Proppian analysis was never applied to literature to any great extent, but I imagine that such an application would look a lot like the development of literary structuralism in academia, which followed similar schematic guidelines from Saussure and Levi-Strauss. In contrast to a notorious deconstructive analysis like Barthes' S/Z, literary studies in the structuralist vein have the virtue of granting a close reading of the original material, but these studies can be on occcasion too rigidly formalistic, even as Propp's analyses of folktales may have been. Still, Propp's rationale for his emphasis on function seems to me more "grounded" than the rationales for structuralist readings of both ancient and contemporary literary works.
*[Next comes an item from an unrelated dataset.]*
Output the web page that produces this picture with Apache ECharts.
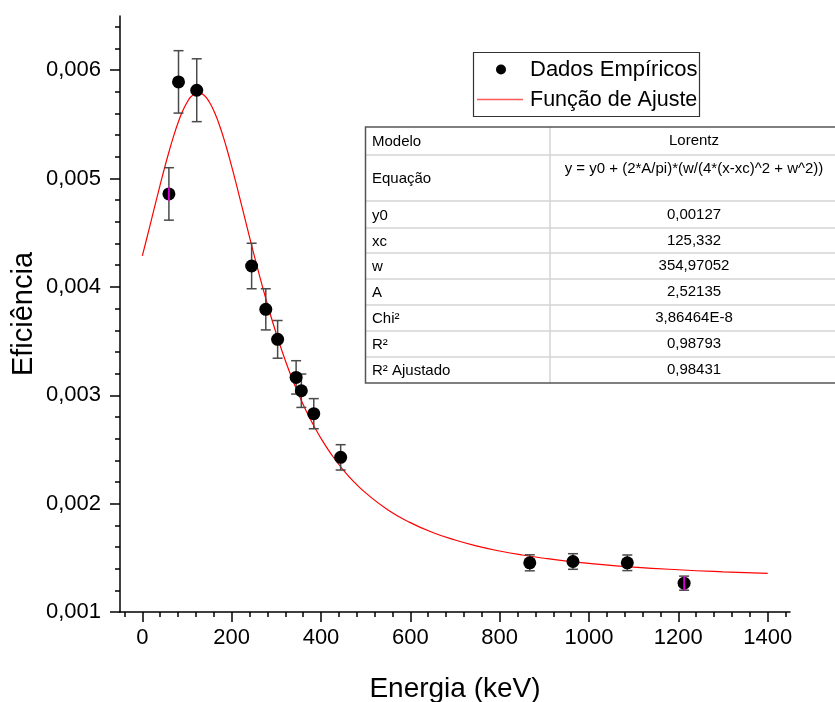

Because Propp's schema is simpler and less tortuous than Levi-Strauss', I can better imagine supplementing the former with an "overlay" of Langerian (and Cassirean) concern for expressivity.

Further, once one is able to use Langer's insight about differing forms of symbolic activity, one should no longer led into the facile fallacy into condemning this or that work for being "unrealistic." In this vein Theodor Adorno once criticized a television drama which attempted to resolve a political situation with an appeal to romance. Adorno did this not because he was incapable of understanding that the drama in question was primarily meant to evoke romantic feelings but because he, having interest only in discursive symbolic concepts, rejected that literary function as being invalid; just more bread and circuses to take the wage-slaves' attention off their continued exploitation.

An increased attention to how literature functions in discursive and presentational modes does not, of course, mean that one cannot critique something simply because it purports to be "non-discursive." This is why I gave examples of how both modes could generate distinct versions of coherence and incoherence. The literature of thematic escapism has its own aeshetically-derived logic which can be every bit as rigorous as that of the literatue of thematic realism.

In effect, what I said in my quote above regarding the distinction between lower and higher levels of functionality could also be subsumed under my dichotomy of gesture and gestalt. Any given story-function in isolation has the value of a ritualized gesture, and a story that simply follows all the prescribed rituals, as if by themselves they conveyed expressive richess, is merely a functional story.

However, true expressive richness stems from a *gestalt* that evolves from an author's use of the expected gestures in such a way that none of them seem *merely* functional. Instead, the gestures become parts that are greater than their whole. Thus it becomes possible for one to read "super-functional" characters in a variety of ways without betraying their functionality, as deconstructive readings tend to do. Conan Doyle's stories not only satisfy the audience's desire to see certain ritual gestures performed; they exceed that desire in such a way that later critics continue to study the stories from a variety of cognitive viewpoints-- psychological, sociological, mythopoeic and all the rest.

Ironically, while Langer explains humanity's evolution of symbolic concepts as a strategy for sorting out the "blooming, buzzing confusion" of uncognized experience, literature in a sense returns its audience to a lesser version of that confusion. In myth, one of the early manifestations of the literary impulse, gods exist to render more comprehensible all the significant phenomena which humans may encounter, and yet the will of these gods remains both inscrutable and imponderable. One might make the interpretation that while human beings are incapable of knowing the *real* gestalt behind the totality of objects and experiences, myth and literature function to give them a more manageable "gesture" that suggests such wholeness, in the form of a world where, as Mark Twain averred, "Fiction has to make sense."